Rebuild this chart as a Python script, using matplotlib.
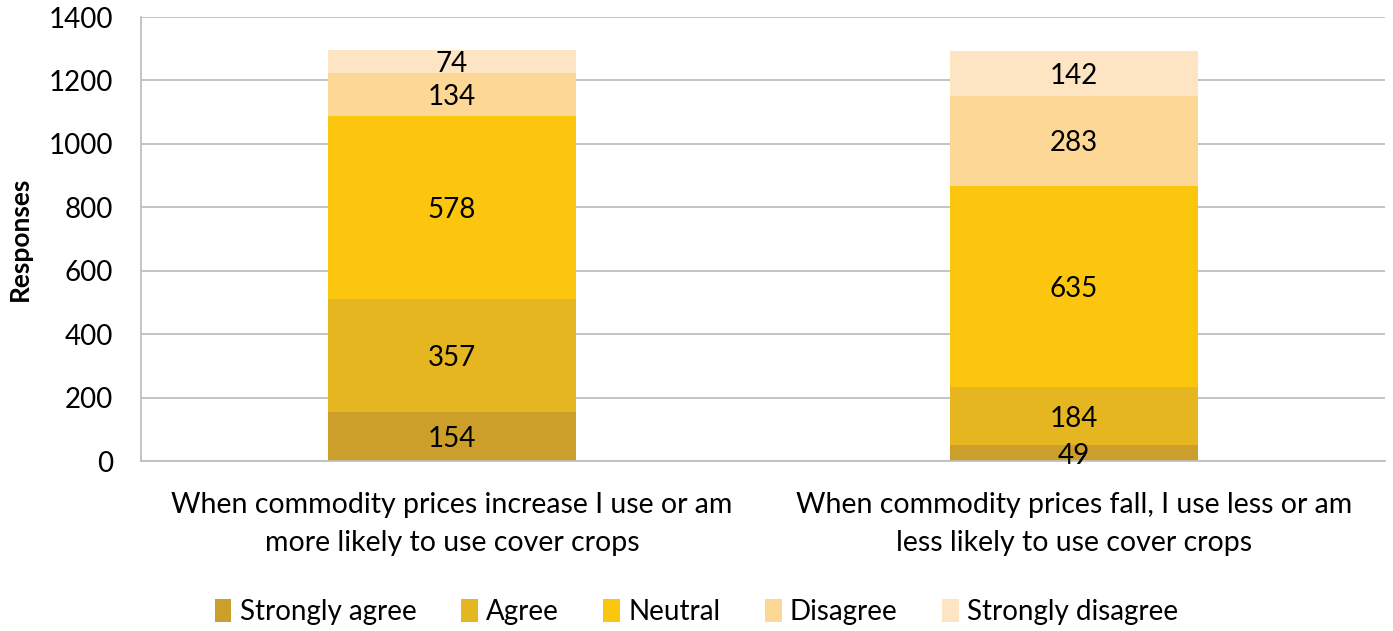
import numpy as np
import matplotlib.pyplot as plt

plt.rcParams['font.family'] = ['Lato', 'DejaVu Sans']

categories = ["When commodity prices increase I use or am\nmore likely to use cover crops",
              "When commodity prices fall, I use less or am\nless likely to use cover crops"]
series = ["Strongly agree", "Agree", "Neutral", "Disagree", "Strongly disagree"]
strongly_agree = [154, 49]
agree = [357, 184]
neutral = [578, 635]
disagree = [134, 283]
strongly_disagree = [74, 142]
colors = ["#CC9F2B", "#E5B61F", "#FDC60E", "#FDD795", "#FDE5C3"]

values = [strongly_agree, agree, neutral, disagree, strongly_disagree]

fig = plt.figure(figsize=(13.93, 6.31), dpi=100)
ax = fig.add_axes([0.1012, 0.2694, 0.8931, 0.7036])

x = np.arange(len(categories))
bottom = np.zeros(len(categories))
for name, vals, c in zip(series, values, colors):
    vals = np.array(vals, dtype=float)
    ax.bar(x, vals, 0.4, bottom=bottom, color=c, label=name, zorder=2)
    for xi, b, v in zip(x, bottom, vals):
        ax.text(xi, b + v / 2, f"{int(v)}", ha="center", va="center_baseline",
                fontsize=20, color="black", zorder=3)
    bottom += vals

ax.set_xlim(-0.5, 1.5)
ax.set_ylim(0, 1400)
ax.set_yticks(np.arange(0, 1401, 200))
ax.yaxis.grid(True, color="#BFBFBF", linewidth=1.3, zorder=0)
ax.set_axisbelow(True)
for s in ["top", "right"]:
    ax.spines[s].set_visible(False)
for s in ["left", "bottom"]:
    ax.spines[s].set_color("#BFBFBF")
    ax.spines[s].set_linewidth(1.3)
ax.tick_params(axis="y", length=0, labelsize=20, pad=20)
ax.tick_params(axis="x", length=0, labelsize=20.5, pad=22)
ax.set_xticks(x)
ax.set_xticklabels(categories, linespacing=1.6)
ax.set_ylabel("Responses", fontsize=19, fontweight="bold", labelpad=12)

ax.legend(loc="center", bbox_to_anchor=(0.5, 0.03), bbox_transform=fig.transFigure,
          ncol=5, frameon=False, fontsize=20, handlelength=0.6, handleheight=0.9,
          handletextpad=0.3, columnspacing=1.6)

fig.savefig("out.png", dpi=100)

---*---

_Given task_
Leaving out the pictures, repeat the data above exactly.

_Result for this task_
Rebuild this chart as a Python script, using matplotlib.
import numpy as np
import matplotlib.pyplot as plt

plt.rcParams['font.family'] = ['Lato', 'DejaVu Sans']

categories = ["When commodity prices increase I use or am\nmore likely to use cover crops",
              "When commodity prices fall, I use less or am\nless likely to use cover crops"]
series = ["Strongly agree", "Agree", "Neutral", "Disagree", "Strongly disagree"]
strongly_agree = [154, 49]
agree = [357, 184]
neutral = [578, 635]
disagree = [134, 283]
strongly_disagree = [74, 142]
colors = ["#CC9F2B", "#E5B61F", "#FDC60E", "#FDD795", "#FDE5C3"]

values = [strongly_agree, agree, neutral, disagree, strongly_disagree]

fig = plt.figure(figsize=(13.93, 6.31), dpi=100)
ax = fig.add_axes([0.1012, 0.2694, 0.8931, 0.7036])

x = np.arange(len(categories))
bottom = np.zeros(len(categories))
for name, vals, c in zip(series, values, colors):
    vals = np.array(vals, dtype=float)
    ax.bar(x, vals, 0.4, bottom=bottom, color=c, label=name, zorder=2)
    for xi, b, v in zip(x, bottom, vals):
        ax.text(xi, b + v / 2, f"{int(v)}", ha="center", va="center_baseline",
                fontsize=20, color="black", zorder=3)
    bottom += vals

ax.set_xlim(-0.5, 1.5)
ax.set_ylim(0, 1400)
ax.set_yticks(np.arange(0, 1401, 200))
ax.yaxis.grid(True, color="#BFBFBF", linewidth=1.3, zorder=0)
ax.set_axisbelow(True)
for s in ["top", "right"]:
    ax.spines[s].set_visible(False)
for s in ["left", "bottom"]:
    ax.spines[s].set_color("#BFBFBF")
    ax.spines[s].set_linewidth(1.3)
ax.tick_params(axis="y", length=0, labelsize=20, pad=20)
ax.tick_params(axis="x", length=0, labelsize=20.5, pad=22)
ax.set_xticks(x)
ax.set_xticklabels(categories, linespacing=1.6)
ax.set_ylabel("Responses", fontsize=19, fontweight="bold", labelpad=12)

ax.legend(loc="center", bbox_to_anchor=(0.5, 0.03), bbox_transform=fig.transFigure,
          ncol=5, frameon=False, fontsize=20, handlelength=0.6, handleheight=0.9,
          handletextpad=0.3, columnspacing=1.6)

fig.savefig("out.png", dpi=100)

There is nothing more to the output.